La recherche sur les transferts culturels s’attache à l’étude des vecteurs sociologiques du passage et du processus de réinterprétation qui l’accompagne. Elle nous conduit à montrer comment s’approprier un objet culturel et s’émanciper du modèle qu’il constitue. Une transposition, aussi éloignée soit-elle, a en effet autant de légitimité que l’original. Ainsi, cette journée d’étude vise à aborder par le biais d’une histoire comparée l’espace aquitain et l’espace asiatique et, de façon générale, mettre en relation ces espaces, leurs cultures ou leurs littératures entre lesquels une différence qualitative radicale est implicitement présupposée, ce qui aboutit à nier les possibilités d’hybridation.
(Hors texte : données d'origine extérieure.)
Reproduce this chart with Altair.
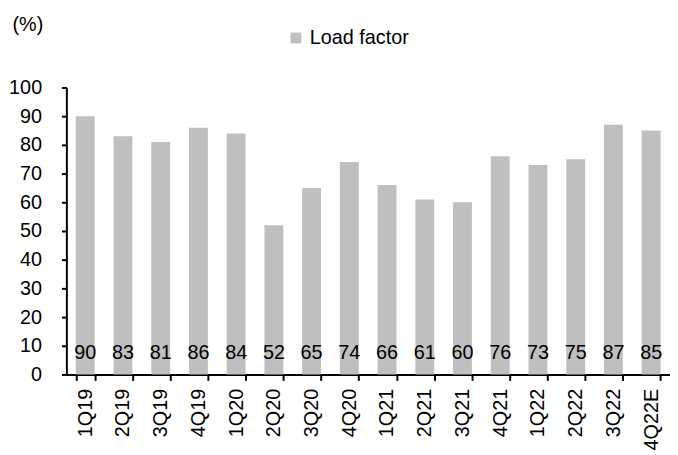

Il s’agira de se détacher de l’imaginaire de l’influence pour réfléchir aux méditations historiquement constatables par lesquelles un ouvrage, une école de pensée ou un objet matériel ont pu circuler. Le négoce est un vecteur essentiel. Négociateurs, traducteurs, missionnaires, orientalistes, immigrés, sont des médiateurs par excellence par leurs déplacements d’un espace culturel à l’autre et contribuent à la mise en place de transferts. On examinera des instances d’imbrications culturelles comme les villes portuaires, les monuments historiques et culturels, les associations franco-asiatiques aussi bien que les fonds documentaires dans les bibliothèques et les archives, les éditeurs avec leurs publications comme réservoir et diffuseur de connaissances. Quelques axes de réflexion pourraient être approfondis :
· L’exploitation de ressources, l’importation et l’exportation par voie maritime
· Voyages maritimes entre la Nouvelle Aquitaine et l’Asie
· Immigrés asiatiques en Nouvelle Aquitaine
· Histoire des associations franco-asiatiques
· La pratique des religions
· Les patrimoines partagés entre la Nouvelle Aquitaine et l’Asie
La journée d’étude donnera l’occasion d’observer les phénomènes de transferts culturels entre l’Asie du Sud-Est et la région Nouvelle Aquitaine mais aussi les transferts culturels à l’intérieur de l’espace asiatique dans une durée plus longue que l’époque coloniale.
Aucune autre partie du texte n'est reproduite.